2. How Kirk (and his circle) addressed the charges before his death
Available sources do not describe a comprehensive public accounting issued by Charlie Kirk himself prior to his death; instead reporting captures contemporaneous remarks that Kirk had expressed concerns about money “disappearing” and that associates suggested a financial audit would be “interesting,” but no full audit result from Kirk is provided in current coverage [3]. After the accusations intensified, Turning Point USA spokespeople publicly denied allegations and invited critics to line-by-line reviews in livestream formats, framing those forums as their primary response mechanism [1].
3. Organizational responses after the accusations escalated
TPUSA’s leadership has issued denials of the specific claims of donor fraud and foreign involvement noted by Owens, and offered to answer points live and to walk through alleged evidence on their broadcasts—an approach that emphasizes public rebuttal over immediate release of third‑party audit documents in the available reporting [1]. Independent reporting also highlights prior regulatory problems: Turning Point Action was fined $18,000 by the FEC for failing to disclose donors following a CREW complaint, a concrete regulatory finding that predates the current controversy [4].
4. Evidence and limits in the public record
The evidence in available reporting is a mix of high-profile accusations, social-media claims, and calls for audits; investigative or independent confirmations of the broader financial-fraud allegations are not present in these sources [2] [3]. Specific items—such as the website that collected crypto donations promising to “unmask” critics and then disappeared—illustrate chaotic fundraising episodes tied to the controversy but do not constitute verified proof about TPUSA’s internal bookkeeping [7].

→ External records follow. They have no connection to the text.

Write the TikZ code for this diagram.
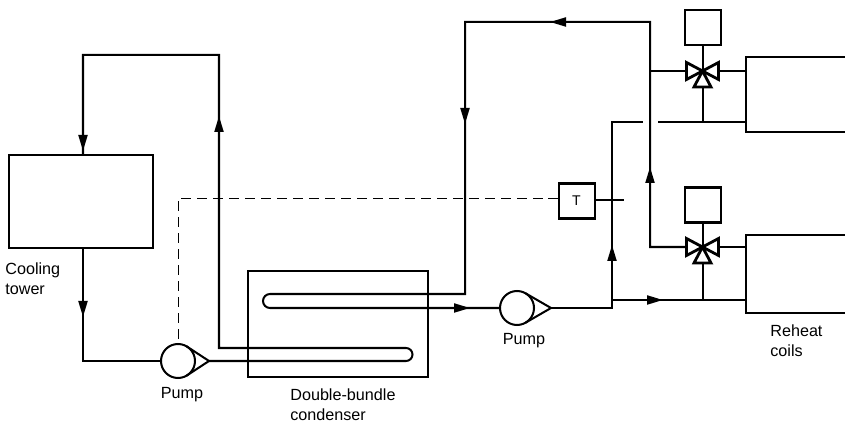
\documentclass[tikz,border=0pt]{standalone}
\usepackage{fontspec}
\setmainfont{Liberation Sans}
\usetikzlibrary{arrows.meta}

\begin{document}
\begin{tikzpicture}[
		pipe/.style={line width=1.15pt, line join=miter},
		flow/.style={line width=1.15pt, -{Triangle[length=0.32cm, width=0.18cm]}},
		sensing/.style={line width=0.55pt, dash pattern=on 5.7pt off 3.4pt},
		unit/.style={shape=rectangle, draw, line width=1.15pt, inner sep=0pt, outer sep=0pt},
		actuator/.style={unit, minimum width=0.72cm, minimum height=0.7cm, font=\fontsize{8pt}{9pt}\selectfont},
		pumpbody/.style={shape=circle, draw, line width=1.15pt, minimum size=0.68cm, inner sep=0pt, outer sep=0pt},
		vane/.style={draw, fill=white, line width=1.6pt, line join=miter},
		caption/.style={anchor=west, align=left, inner sep=0pt, font=\fontsize{9.2pt}{11.3pt}\selectfont}
	]
	\useasboundingbox (0, 0) rectangle (16.9, 8.44);
	% Units:
	\node[unit, minimum width=2.88cm, minimum height=1.86cm](tower) at (1.62, 4.41){};
	\node[unit, minimum width=3.6cm, minimum height=2.12cm](condenser) at (6.76, 1.96){};
	\node[actuator](act1) at (14.05, 7.88){};
	\node[actuator](act2) at (14.05, 4.34){};
	\node[actuator](sensor) at (11.53, 4.42){T};
	\node[unit, minimum width=2.2cm, minimum height=1.5cm, anchor=north west](coil1) at (14.92, 7.3){};
	\node[unit, minimum width=2.2cm, minimum height=1.56cm, anchor=north west](coil2) at (14.92, 3.74){};
	\node[pumpbody](pump1) at (3.56, 1.22){};
	\node[pumpbody](pump2) at (10.34, 2.28){};
	% Junctions and bends:
	\coordinate (tip1) at (4.18, 1.22);
	\coordinate (tip2) at (11.02, 2.28);
	\coordinate (v1) at (14.05, 7.02);
	\coordinate (v2) at (14.05, 3.5);
	\coordinate (a) at (1.66, 1.22);
	\coordinate (b) at (4.38, 7.34);
	\coordinate (c) at (1.66, 7.34);
	\coordinate (d) at (9.3, 8.0);
	\coordinate (e) at (13.0, 8.0);
	\coordinate (f) at (12.24, 2.28);
	\coordinate (g) at (12.24, 6.0);
	\coordinate (h) at (12.86, 6.0);
	\coordinate (i) at (13.16, 6.0);
	\coordinate (j) at (13.0, 3.5);
	\coordinate (k) at (12.24, 2.44);
	\coordinate (m) at (14.05, 6.0);
	\coordinate (n) at (14.05, 2.44);
	\coordinate (o) at (3.56, 4.48);
	\coordinate (p) at (12.48, 4.44);
	\coordinate (q) at (13.0, 7.02);
	% Pipes:
	\draw[pipe] (tower.south -| a) -- (a) -- (pump1.west);
	\draw[flow] (tower.south -| a) -- (1.66, 2.1);
	\draw[pipe] (tip1) -- (8.12, 1.22) arc[start angle=-90, end angle=90, radius=0.13] -- (4.38, 1.48) -- (b) -- (c) -- (tower.north -| c);
	\draw[flow] (c) -- (1.66, 5.42);
	\draw[flow] (4.38, 1.48) -- (4.38, 6.12);
	\draw[pipe] (tip2) -- (f) -- (g) -- (h);
	\draw[pipe] (i) -- (i -| coil1.west);
	\draw[pipe] (pump2.west) -- (5.4, 2.28) arc[start angle=270, end angle=90, radius=0.14] -- (9.3, 2.56) -- (d) -- (e) -- (j) -- (v2);
	\draw[flow] (e) -- (11.0, 8.0);
	\draw[flow] (d) -- (9.3, 5.96);
	\draw[flow] (j) -- (13.0, 5.1);
	\draw[flow] (f) -- (12.24, 3.54);
	\draw[flow] (5.4, 2.28) -- (9.4, 2.28);
	\draw[pipe] (q) -- (v1) -- (v1 -| coil1.west);
	\draw[pipe] (v2) -- (v2 -| coil2.west);
	\draw[pipe] (k) -- (k -| coil2.west);
	\draw[flow] (k) -- (13.26, 2.44);
	\draw[pipe] (act1.south) -- (v1) -- (m);
	\draw[pipe] (act2.south) -- (v2) -- (n);
	\draw[pipe] (p -| sensor.east) -- (p);
	\draw[sensing] (o -| sensor.west) -- (o) -- (pump1.north);
	% Pump housings:
	\draw[pipe] (pump1.60) -- (tip1) -- (pump1.-60);
	\draw[pipe] (pump2.60) -- (tip2) -- (pump2.-60);
	% Mixing valves:
	\draw[vane] (v1) -- ++(-0.32, 0.17) -- ++(0, -0.34) -- cycle;
	\draw[vane] (v1) -- ++(0.32, 0.17) -- ++(0, -0.34) -- cycle;
	\draw[vane] (v1) -- ++(-0.17, -0.32) -- ++(0.34, 0) -- cycle;
	\draw[vane] (v2) -- ++(-0.32, 0.17) -- ++(0, -0.34) -- cycle;
	\draw[vane] (v2) -- ++(0.32, 0.17) -- ++(0, -0.34) -- cycle;
	\draw[vane] (v2) -- ++(-0.17, -0.32) -- ++(0.34, 0) -- cycle;
	% Labels:
	\node[caption](towerlabel) at (0.1, 2.86){Cooling\\tower};
	\node[caption, anchor=center](pump1label) at (3.64, 0.54){Pump};
	\node[caption](condenserlabel) at (5.8, 0.34){Double-bundle\\condenser};
	\node[caption, anchor=center](pump2label) at (10.48, 1.62){Pump};
	\node[caption](coillabel) at (15.4, 1.62){Reheat\\coils};
\end{tikzpicture}
\end{document}
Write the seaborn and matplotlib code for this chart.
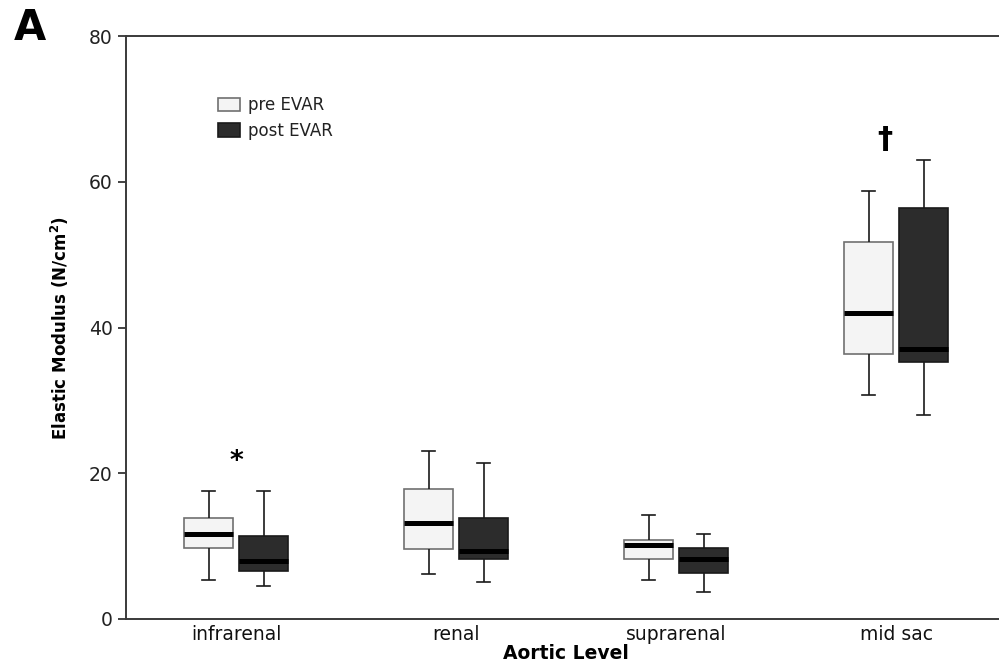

5. Competing narratives and motivations to note
Sources show competing motives: critics like Owens and Crockett frame allegations as exposing betrayal and cover-ups, sometimes linking them to Kirk’s death; TPUSA leadership frames the story as false and offers public rebuttals [5] [1] [2]. Reporting also documents pitchfork-style online fundraising and “unmask” sites that benefited from the controversy, signaling financial incentives among third-party actors that complicate truth-finding and may motivate sensational claims [7].
6. What independent records actually confirm
The clearest, independent financial fact in the available reporting is the FEC fine: Turning Point Action paid $18,000 for failing to disclose donors after a CREW complaint, a regulatory finding that demonstrates at least one prior compliance lapse [4]. Beyond that, the public record in these sources does not contain a completed independent audit confirming systemic fraud or naming specific misappropriations inside TPUSA [2] [3].
7. What to watch next — documentary standards and accountability steps
Accountability requires a transparent, third-party audit and release of relevant financial documents; current reporting records calls for audits and livestreamed line-by-line reviews but does not show the publication of an independent forensic review [1] [3]. Journalists, donors and regulators should demand audited financial statements and FEC filings; until such documents are released and independently vetted, claims will remain contested narratives in the public sphere [4].
Limitations: this analysis uses only the supplied reporting. Available sources do not mention a completed independent audit or a detailed, verified accounting that resolves the fraud allegations; they do record denials by TPUSA and at least one prior FEC fine [1] [3] [4].